I had this problem where I need to dedup a dataframe using a column, but there is a timestamp column for all the entries. If two entries have the same data, but different timestamp, I would want ot keep only the one with the latest timestamp. After this dedup there shouldn’t any dups in the dedup column.

Obviously unique wouldn’t work due to timestamp and other columns. This is how i solved it with DataFrames.jl

using DataFrames

data=DataFrame(dedup = rand(1:8, 1000), timestamp = rand(1:8, 1000), othervals = rand(1000))

using Chain
@chain data begin
  groupby(:dedup)
  combine(subdf -> begin
    sort(subdf, :timestamp, rev=true)[1, :] # could've used partialsort but this is easier to read
  end)
end

which I thought was a very nice and readable way to do it.

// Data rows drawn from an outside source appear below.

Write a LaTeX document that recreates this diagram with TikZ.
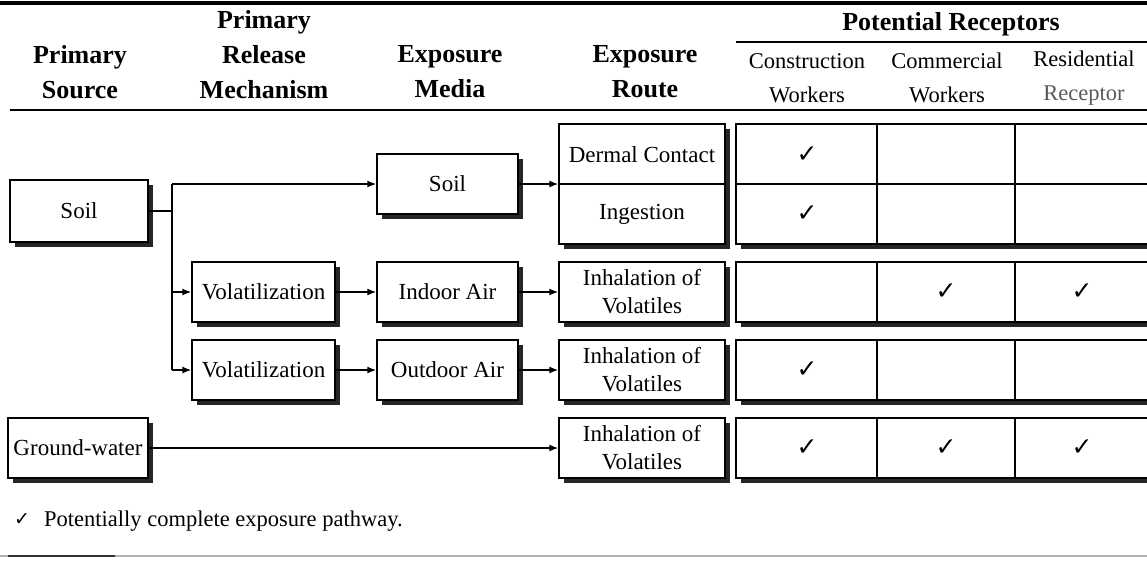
\documentclass[tikz,border=0pt]{standalone}
\usepackage{fontspec}
\setmainfont{Liberation Serif}
\newfontfamily\ckfont{DejaVu Sans}
\usetikzlibrary{shadows,arrows.meta}
\begin{document}
\begin{tikzpicture}[x=1pt,y=-1pt,
  box/.style={draw=black, line width=1.4pt, fill=white, inner sep=0pt, align=center,
    font=\fontsize{23}{28}\selectfont,
    drop shadow={shadow xshift=5pt, shadow yshift=-5pt, opacity=1, fill=black!85}},
  txt/.style={inner sep=0pt, align=center, font=\fontsize{23}{28}\selectfont},
  hd/.style={font=\fontsize{26}{35}\selectfont\bfseries, align=center, inner sep=0pt},
  sub/.style={font=\fontsize{22.5}{34}\selectfont, align=center, inner sep=0pt},
  ck/.style={font=\ckfont\fontsize{25}{25}\selectfont, inner sep=0pt},
  div/.style={line width=1.1pt},
  conn/.style={line width=1.4pt},
  arr/.style={conn, -{Latex[length=9pt,width=7pt]}}]
\useasboundingbox (0,0) rectangle (1147,560);

% rules
\draw[line width=3.5pt] (0,3) -- (1147,3);
\draw[line width=2pt] (10,110) -- (1147,110);
\draw[line width=1.6pt] (736,42) -- (1147,42);
\draw[line width=1.2pt, black!30] (0,556) -- (1147,556);
\draw[line width=2pt, black!80] (8,556) -- (115,556);

% headers
\node[hd] (hsrc) at (80,72) {Primary\\Source};
\node[hd] (hrel) at (264,55) {Primary\\Release\\Mechanism};
\node[hd] (hmed) at (450,72) {Exposure\\Media};
\node[hd] (hrte) at (645,72) {Exposure\\Route};
\node[hd] (hrec) at (951,24) {Potential Receptors};
\node[sub] (hc1) at (807,78) {Construction\\Workers};
\node[sub] (hc2) at (947,78) {Commercial\\Workers};
\node[sub] (hc3) at (1084,78) {Residential\\{\color{black!65}Receptor}};

% sources
\node[box, minimum width=138, minimum height=62] (ssoil) at (79,211) {Soil};
\node[box, minimum width=140, minimum height=60] (sgw) at (78,448) {Ground-water};

% release mechanisms
\node[box, minimum width=143, minimum height=60] (v1) at (263.5,292) {Volatilization};
\node[box, minimum width=143, minimum height=60] (v2) at (263.5,370) {Volatilization};

% media
\node[box, minimum width=141, minimum height=60] (msoil) at (447.5,184) {Soil};
\node[box, minimum width=141, minimum height=60] (mind) at (447.5,292) {Indoor Air};
\node[box, minimum width=141, minimum height=60] (mout) at (447.5,370) {Outdoor Air};

% routes
\node[box, minimum width=166, minimum height=120] (rA) at (642,184) {};
\node[txt] (tder) at (642,155) {Dermal Contact};
\node[txt] (ting) at (642,214) {Ingestion};
\draw[div] (rA.west) -- (rA.east);
\node[box, minimum width=166, minimum height=60] (rB) at (642,292) {Inhalation of\\Volatiles};
\node[box, minimum width=166, minimum height=60] (rC) at (642,370) {Inhalation of\\Volatiles};
\node[box, minimum width=166, minimum height=60] (rD) at (642,448) {Inhalation of\\Volatiles};

% receptor table
\node[box, minimum width=413, minimum height=120] (tA) at (942.5,184) {};
\node[box, minimum width=413, minimum height=60] (tB) at (942.5,292) {};
\node[box, minimum width=413, minimum height=60] (tC) at (942.5,370) {};
\node[box, minimum width=413, minimum height=60] (tD) at (942.5,448) {};
\draw[div] (tA.west) -- (tA.east);
\foreach \t in {tA,tB,tC,tD}{
  \draw[div] (877,0 |- \t.north) -- (877,0 |- \t.south);
  \draw[div] (1015,0 |- \t.north) -- (1015,0 |- \t.south);
}

% checks
\node[ck] (kA1) at (807,155) {✓};
\node[ck] (kA2) at (807,214) {✓};
\node[ck] (kB2) at (946,292) {✓};
\node[ck] (kB3) at (1082,292) {✓};
\node[ck] (kC1) at (807,370) {✓};
\node[ck] (kD1) at (807,448) {✓};
\node[ck] (kD2) at (946,448) {✓};
\node[ck] (kD3) at (1082,448) {✓};

% connectors
\coordinate (br) at (172,211);
\draw[conn] (ssoil.east) -- (br);
\draw[conn] (br |- msoil.west) -- (br |- v2.west);
\draw[arr] (br |- msoil.west) -- (msoil.west);
\draw[arr] (br |- v1.west) -- (v1.west);
\draw[arr] (br |- v2.west) -- (v2.west);
\draw[arr] (v1.east) -- (mind.west);
\draw[arr] (v2.east) -- (mout.west);
\draw[arr] (msoil.east) -- (rA.west);
\draw[arr] (mind.east) -- (rB.west);
\draw[arr] (mout.east) -- (rC.west);
\draw[arr] (sgw.east) -- (rD.west);

% footnote
\node[ck, font=\ckfont\fontsize{19}{19}\selectfont] (fk) at (22,520) {✓};
\node[anchor=west, inner sep=0pt, font=\fontsize{22.5}{22.5}\selectfont] (fn) at (44,521) {Potentially complete exposure pathway.};
\end{tikzpicture}
\end{document}
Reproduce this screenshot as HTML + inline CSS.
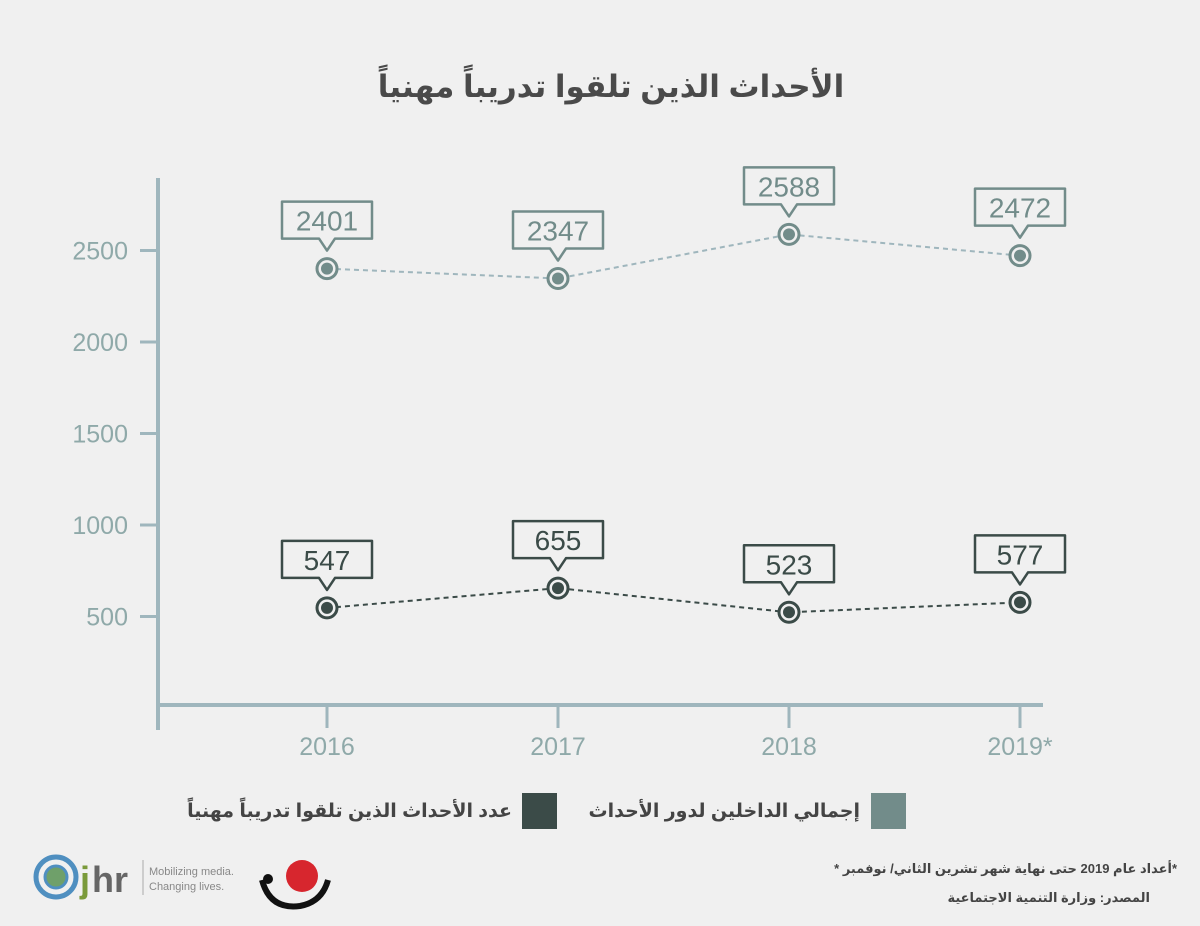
<!DOCTYPE html>
<html><head><meta charset="utf-8"><style>
body{margin:0;background:#f0f0f0;}
svg{display:block;font-family:"Liberation Sans","DejaVu Sans",sans-serif;}
</style></head><body>
<svg id="c" width="1200" height="926" viewBox="0 0 1200 926">
<rect width="1200" height="926" fill="#f0f0f0"/>
<text x="611" y="97" text-anchor="middle" font-size="31" font-weight="bold" fill="#4a4a4a" font-family="'Liberation Sans','Noto Sans CJK SC','DejaVu Sans',sans-serif">الأحداث الذين تلقوا تدريباً مهنياً</text>
<g id="axes"></g><g id="series"></g>
<g>
<rect x="871" y="793" width="35" height="36" fill="#728c8a"/>
<text x="860" y="817" text-anchor="end" font-size="19" font-weight="bold" fill="#444">إجمالي الداخلين لدور الأحداث</text>
<rect x="522" y="793" width="35" height="36" fill="#3b4b48"/>
<text x="512" y="817" text-anchor="end" font-size="19" font-weight="bold" fill="#444">عدد الأحداث الذين تلقوا تدريباً مهنياً</text>
</g>
<text x="1177" y="873" text-anchor="end" font-size="13" font-weight="bold" fill="#444">* أعداد عام 2019 حتى نهاية شهر تشرين الثاني/ نوفمبر*</text>
<text x="1150" y="902" text-anchor="end" font-size="13" font-weight="bold" fill="#444">المصدر: وزارة التنمية الاجتماعية</text>
<g>
<circle cx="56" cy="877" r="20" fill="none" stroke="#4f8fc0" stroke-width="5"/>
<circle cx="56" cy="877" r="11" fill="#6fa06a" stroke="#4f8fc0" stroke-width="3"/>
<text x="80" y="892" font-size="36" font-weight="bold" fill="#7a9a3a">j</text>
<text x="92" y="892" font-size="36" font-weight="bold" fill="#666">hr</text>
<line x1="143" y1="860" x2="143" y2="895" stroke="#aaa"/>
<text x="149" y="875" font-size="11" fill="#888">Mobilizing media.</text>
<text x="149" y="890" font-size="11" fill="#888">Changing lives.</text>
</g>
<g>
<circle cx="302" cy="876" r="16" fill="#d7262e"/>
<path d="M262 880 Q270 910 300 906 Q322 902 328 880" fill="none" stroke="#111" stroke-width="6"/>
<circle cx="268" cy="879" r="5" fill="#111"/>
</g>
</svg>
<script>
const years=["2016","2017","2018","2019*"];
const totalVals=[2401,2347,2588,2472];
const trainedVals=[547,655,523,577];
const yTicks=[500,1000,1500,2000,2500];
const NS="http://www.w3.org/2000/svg";
function el(t,a,p){const e=document.createElementNS(NS,t);for(const k in a)e.setAttribute(k,a[k]);p.appendChild(e);return e;}
const xPos=i=>327+i*231;
const yPos=v=>708-v*0.183;
const ax=document.getElementById('axes'),sr=document.getElementById('series');
const ac="#9fb6bd";
let a=el('line',{x1:158,y1:178,x2:158,y2:730,stroke:ac,'stroke-width':4},ax);

a=el('line',{x1:156,y1:705,x2:1043,y2:705,stroke:ac,'stroke-width':4},ax);

yTicks.forEach(v=>{const y=yPos(v);
 el('line',{x1:140,y1:y,x2:158,y2:y,stroke:ac,'stroke-width':3},ax);
 const t=el('text',{x:128,y:y+9,'text-anchor':'end','font-size':25,fill:'#8fa9a9'},ax);t.textContent=v;
 });
years.forEach((yr,i)=>{const x=xPos(i);
 el('line',{x1:x,y1:705,x2:x,y2:728,stroke:ac,'stroke-width':3},ax);
 const t=el('text',{x:x,y:755,'text-anchor':'middle','font-size':25,fill:'#8fa9a9'},ax);t.textContent=yr;
 });
function series(vals,line,dot,name){
 const pts=vals.map((v,i)=>xPos(i)+','+yPos(v)).join(' ');
 const pl=el('polyline',{points:pts,fill:'none',stroke:line,'stroke-width':2,'stroke-dasharray':'5,4'},sr);
 
 vals.forEach((v,i)=>{const x=xPos(i),y=yPos(v);
  const g=el('g',{},sr);
  
  el('circle',{cx:x,cy:y,r:10,fill:'#f0f0f0',stroke:dot,'stroke-width':3},g);
  el('circle',{cx:x,cy:y,r:6,fill:dot},g);
  const b=y-30,t=b-37,w=45;
  el('path',{d:`M${x-w} ${t} H${x+w} V${b} H${x+8} L${x} ${b+12} L${x-8} ${b} H${x-w} Z`,fill:'#f0f0f0',stroke:dot,'stroke-width':2.5,'stroke-linejoin':'round'},g);
  const tx=el('text',{x:x,y:b-8,'text-anchor':'middle','font-size':28,fill:dot},g);tx.textContent=v;
  
 });
}
series(totalVals,'#9fb6bd','#728c8a','total');
series(trainedVals,'#3b4b48','#3b4b48','trained');
</script>
</body></html>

How do you guys do it? Any examples from other languages? I think data.table nor dplyr is as nice. And don’t get me started on pandas or spark… Can’t rule out i am just bad at pandas and spark though :slight_smile:

4 Likes

Couldn’t be easier with Base Julia Tables as well (:

using SplitApplyCombine, Tables, DataPipes

tbl = (dedup = rand(1:8, 1000), timestamp = rand(1:8, 1000), othervals = rand(1000)) |> rowtable

# closest to your solution:
@p begin
	tbl
	group(_.dedup)
	map() do subtbl
		@p subtbl |> sort(by=_.timestamp) |> last
	end
	rowtable
end

# write the short lambda inline:
@p begin
	tbl
	group(_.dedup)
	map(sort(_, by=x->x.timestamp) |> last)
	rowtable
end

# same without macros, less clear:
map(
	subtbl -> sort(subtbl, by=x->x.timestamp)[end],
	group(x -> x.dedup, tbl)
) |> rowtable
2 Likes

Still essentially a group by approach. Wondering if there are non group by approaches

Of course, one could just use unique:

@p begin
	tbl
	sort(by=_.timestamp, rev=true)
	unique(_.dedup)
end

Its docs say:

Return an array containing only the unique elements of collection itr , as determined by isequal, in the order that the first of each set of equivalent elements originally appears.

1 Like

If you need performance argmin instead of sort would be faster.

3 Likes